No me lapiden- que no tengo la manicura hecha- pero lo veo muy negro. Igual que en el cuentecito del polaco Mrozek parecemos abocados a la fatalidad de ser árboles frente al progreso.
No nos acordaremos de estas nieves cuando nos abrase el calor de agosto. Los que lleguemos, porque yo ya no hago planes. El año pasado fue duro, pero éste se me está haciendo hielo en los huesos. Sé que voy para mayor porque excepto Benjamín Button ese es nuestro camino común y sin escapatoria. Cómo lo hagamos ya es otra cosa. Si los dioses propicios no me hubieran hecho tan descreída me iría cien veces mejor y tendría más amigos. Pero mi verbo fácil, mi carácter áspero y decir la verdad está en lo más bajo de la escala de valores. Si parezco tímida es porque estoy rumiando algo que no estoy muy segura que sea correcto que vea la luz y cuanto más callo menos bueno el resultado. En esta vida de ruindades y envidias solo nos salva la compañía, los buenos amigos y que nos miren como el marido de Ruth Baden Ginsburg lo hacía con ella, con ese gesto tan maravillosos que duele (en la nula comparativa) con solo echarle una ojeada. Todos aspiramos a que nos quieran, pero no todos tenemos la suerte de llegar a la meta soñada. Por eso los que nos descarriamos en la ingrata aventura, vamos por el mundo sordos, mudos y ciegos a todo lo que sea esa pequeña belleza que es que un gorrión famélico por las lluvias de Filomena a pie incandescente en tu ventana mientras escribes una columna para que compartas con él , el pan duro de antaño. Cuando lleguen las bochornosas calores del infierno africano, con agostos solapados de un sol que se extingue, ya no importarán los planes desde Marruecos, ni las agendas oficiales, ni nada que haya sucedido, ni el frío en mis manos escribiendo, ni la humedad que se me clava en los costales engordados por las navidades, el ansia y la frustración. Nada importará de este enero desfavorecido por las novedades de que la democracia se tambalea por políticos imbéciles y gente sin escrúpulos, con covid untado en la mantequilla del desayuno, con vacunaciones a cuentagotas e intolerantes que le importan los demás guano de murciélago. No hago planes porque me desbordan o me dejan lastrada, porque mi puntillosidad hace que quiera domesticar el tiempo y la voluntad del sino que, como Don Álvaro y mi profesor de lengua de las Carmelitas- Don Antonio- nos dejaron muy claro a todas las que quisimos escucharlos , son indomesticables y viciosos de tuétano.
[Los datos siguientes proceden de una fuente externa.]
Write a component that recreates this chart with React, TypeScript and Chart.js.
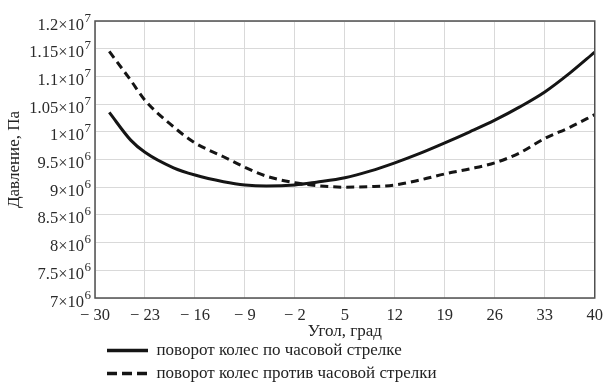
import React, { useEffect, useRef } from 'react';
import { Chart, registerables } from 'chart.js';

Chart.register(...registerables);

const FONT = '"Liberation Serif", "Times New Roman", serif';

const angles = [-28, -25, -23, -19, -16, -12, -9, -6, -2, 1, 5, 8.5, 12, 15.5, 19, 22.5, 26, 29.5, 33, 36.5, 40];

const clockwise = [
  10.35e6, 9.85e6, 9.63e6, 9.35e6, 9.22e6, 9.1e6, 9.04e6, 9.02e6, 9.04e6, 9.09e6, 9.17e6,
  9.29e6, 9.44e6, 9.61e6, 9.8e6, 10.0e6, 10.21e6, 10.45e6, 10.72e6, 11.06e6, 11.44e6,
];

const counterClockwise = [
  11.45e6, 10.93e6, 10.57e6, 10.09e6, 9.8e6, 9.55e6, 9.36e6, 9.2e6, 9.08e6, 9.03e6, 9.0e6,
  9.01e6, 9.04e6, 9.13e6, 9.24e6, 9.33e6, 9.44e6, 9.62e6, 9.88e6, 10.08e6, 10.31e6,
];

const xTicks = [-30, -23, -16, -9, -2, 5, 12, 19, 26, 33, 40];
const yMin = 7e6;
const yMax = 1.2e7;
const yStep = 5e5;

const seriesNames = ['поворот колес по часовой стрелке', 'поворот колес против часовой стрелки'];
const seriesDash: number[][] = [[], [8, 5]];
const legendDash: number[][] = [[], [10, 5]];
const xTitle = 'Угол, град';
const yTitle = 'Давление, Па';

function splitY(v: number): [string, string] {
  const exp = v >= 1e7 ? 7 : 6;
  const m = parseFloat((v / Math.pow(10, exp)).toFixed(3));
  return [`${m}\u00d710`, String(exp)];
}

function fmtX(v: number): string {
  return v < 0 ? `\u2212 ${Math.abs(v)}` : `${v}`;
}

const frame = {
  id: 'frame',
  afterLayout(chart: any) {
    const lg = chart.legend;
    if (lg) {
      lg.left += 101;
      lg.top -= 7;
    }
  },
  afterDatasetsDraw(chart: any) {
    const { ctx, chartArea } = chart;
    ctx.save();
    ctx.strokeStyle = '#505050';
    ctx.lineWidth = 1.5;
    ctx.strokeRect(chartArea.left, chartArea.top, chartArea.right - chartArea.left, chartArea.bottom - chartArea.top);
    ctx.restore();
  },
  afterDraw(chart: any) {
    // y tick labels with superscript exponent, placed from the y scale's own ticks
    const { ctx, chartArea } = chart;
    const ys = chart.scales.y;
    const rightX = chartArea.left - 4;
    ctx.save();
    ctx.fillStyle = '#2a2a2a';
    ctx.textAlign = 'right';
    ctx.textBaseline = 'alphabetic';
    ys.ticks.forEach((t: any) => {
      const y = ys.getPixelForValue(t.value);
      const [mant, exp] = splitY(t.value);
      ctx.font = `13px ${FONT}`;
      const ew = ctx.measureText(exp).width;
      ctx.fillText(exp, rightX, y + 0.5);
      ctx.font = `16.5px ${FONT}`;
      ctx.fillText(mant, rightX - ew - 0.5, y + 8.5);
    });
    ctx.restore();
  },
};

export default function App() {
  const ref = useRef<HTMLCanvasElement | null>(null);

  useEffect(() => {
    if (!ref.current) return;
    const chart = new Chart(ref.current, {
      type: 'line',
      data: {
        datasets: [
          {
            label: seriesNames[0],
            data: angles.map((a, i) => ({ x: a, y: clockwise[i] })),
            borderColor: '#151515',
            backgroundColor: '#151515',
            borderWidth: 3,
            borderDash: seriesDash[0],
            pointRadius: 0,
            cubicInterpolationMode: 'monotone',
          },
          {
            label: seriesNames[1],
            data: angles.map((a, i) => ({ x: a, y: counterClockwise[i] })),
            borderColor: '#151515',
            backgroundColor: '#151515',
            borderWidth: 3,
            borderDash: seriesDash[1],
            pointRadius: 0,
            cubicInterpolationMode: 'monotone',
          },
        ],
      },
      options: {
        animation: false,
        responsive: false,
        layout: { padding: { top: 21, right: 12, left: 0, bottom: -12 } },
        plugins: {
          tooltip: { enabled: false },
          legend: {
            position: 'bottom',
            align: 'start',
            labels: {
              usePointStyle: true,
              pointStyle: 'line',
              pointStyleWidth: 41,
              boxWidth: 41,
              padding: 6,
              color: '#222',
              font: { family: FONT, size: 17 },
              generateLabels: (chart: any) => {
                const items = Chart.defaults.plugins.legend.labels.generateLabels(chart);
                return items.map((it: any, i: number) => ({
                  ...it,
                  lineDash: legendDash[i] || [],
                  lineWidth: 3.5,
                  strokeStyle: '#151515',
                  pointStyle: 'line',
                }));
              },
            },
          },
        },
        scales: {
          x: {
            type: 'linear',
            min: -30,
            max: 40,
            afterBuildTicks: (s: any) => {
              s.ticks = xTicks.map((v) => ({ value: v }));
            },
            afterFit: (s: any) => {
              s.height = 45;
            },
            ticks: {
              callback: (v: any) => fmtX(Number(v)),
              autoSkip: false,
              maxRotation: 0,
              padding: 8,
              color: '#2a2a2a',
              font: { family: FONT, size: 16.5 },
            },
            grid: { color: '#d9d9d9', lineWidth: 1, drawTicks: false },
            border: { display: false },
            title: {
              display: true,
              text: xTitle,
              color: '#222',
              font: { family: FONT, size: 17 },
              padding: { top: 0, bottom: 1 },
            },
          },
          y: {
            type: 'linear',
            min: yMin,
            max: yMax,
            afterFit: (s: any) => {
              s.width = 95;
            },
            ticks: {
              display: false,
              stepSize: yStep,
            },
            grid: { color: '#d9d9d9', lineWidth: 1, drawTicks: false },
            border: { display: false },
            title: {
              display: true,
              text: yTitle,
              color: '#222',
              font: { family: FONT, size: 17 },
              padding: { top: 4, bottom: 0 },
            },
          },
        },
      },
      plugins: [frame],
    } as any);
    return () => chart.destroy();
  }, []);

  return (
    <div style={{ position: 'absolute', left: 0, top: 0, width: 611, height: 387, background: '#fff' }}>
      <canvas ref={ref} width={611} height={387} />
    </div>
  );
}
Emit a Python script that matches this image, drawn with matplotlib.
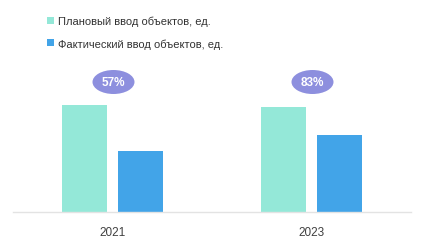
import matplotlib.pyplot as plt
from matplotlib.patches import Ellipse

plt.rcParams['font.family'] = ['Liberation Sans', 'DejaVu Sans']

years = ["2021", "2023"]
plan = [107, 105]      # Плановый ввод объектов, ед.
fact = [61, 77]        # Фактический ввод объектов, ед.
pct_labels = ["57%", "83%"]

plan_color = "#94e8d8"
fact_color = "#42a4e8"
oval_color = "#8d8fde"

fig = plt.figure(figsize=(4.23, 2.51), dpi=100)
ax = fig.add_axes([13 / 423, 38 / 251, 398 / 423, 213 / 251])

x = list(range(len(years)))
w = 0.226
off = 0.143
b1 = ax.bar([i - off for i in x], plan, width=w, color=plan_color,
            label="Плановый ввод объектов, ед.")
b2 = ax.bar([i + off for i in x], fact, width=w, color=fact_color,
            label="Фактический ввод объектов, ед.")

for i, lab in zip(x, pct_labels):
    ax.add_patch(Ellipse((i + 0.005, 130), 0.211, 24, color=oval_color, lw=0))
    ax.text(i + 0.005, 129.5, lab, ha="center", va="center", color="white",
            fontsize=8.5, fontweight="bold")

ax.set_xlim(-0.5, 1.5)
ax.set_ylim(0, 213)
ax.set_xticks(x)
ax.set_xticklabels(years, fontsize=8.5, color="#404040")
ax.tick_params(axis="x", length=0, pad=10)
ax.set_yticks([])
for s in ["top", "left", "right"]:
    ax.spines[s].set_visible(False)
ax.spines["bottom"].set_color("#e3e3e3")
ax.spines["bottom"].set_linewidth(1)

fig.legend(handles=[b1, b2], loc="upper left",
           bbox_to_anchor=(47 / 423, 1 - 17 / 251), frameon=False,
           fontsize=8, labelspacing=1.05, handlelength=0.6,
           handleheight=0.6, handletextpad=0.35, borderpad=0,
           borderaxespad=0, labelcolor="#333333")

fig.savefig("out.png", dpi=100)
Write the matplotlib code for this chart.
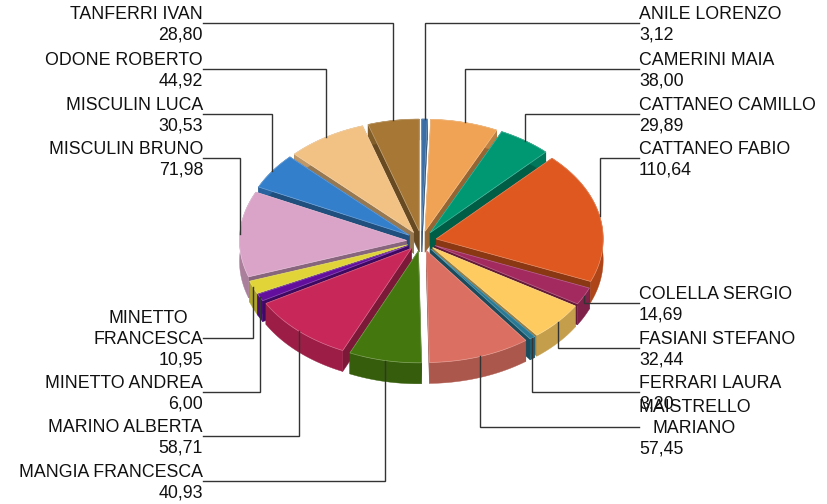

Fíjense lo que han cambiado los tiempos que mis hijos a sus profes los llaman por su nombre y de “tú “con muchísimo menos respeto que lo hacíamos nosotros con los nuestros en aquella época en que los calcetines marrones (que picaban) llegaban hasta media pantorrilla y las faldas asomaban voluntades de libertad sin depilaciones laser, sino pelusilla de negritudes varias a ojos vista. No sé si entonces éramos más libres en nuestras salvedades, ignorancias y -sobre todo- esperanzas, porque creíamos que los nuevos años eran todos buenos y los pechos se acentuaban bajo los uniformes azules de faldas plisadas que se encogían en torno a tu cuerpo tanto como tú te estirabas. Cuando mejor te quedaban acentuando tu figura púber, te era cambiado por otro que más parecía hábito de monja que de adolescente deseosa de encontrar amor y perfiles cárnicos acordes con sus apetencias. No nos acordamos con estas nieves propicias que una vez fuimos primavera y el mundo se rindió a nuestras plantas y nos besaron creyéndonos que estaríamos amarradas a esos labios y esos cuerpos eternamente. No somos mojigatas ni estiradas, sino madres reconvertidas por el tiempo con pollitas jóvenes y tiktoqueras locas por creer en el amor de niñatos tatuados, estirados y gelatinosos que solo quieren coger cacho y salir corriendo a poner otra muesca en su libreta digital. Estamos ateridas, pero no de frio sino de impotencia con Filomena danzando sobre nuestras cabezas, con nuestros hijos ya haciendo planes de vida propia y cogiéndose el hatillo y campando por un mundo que se nos ha hecho hostil y extraño desde que perdimos a quien nos miraba como a Ruth Baden Ginsburg su marido.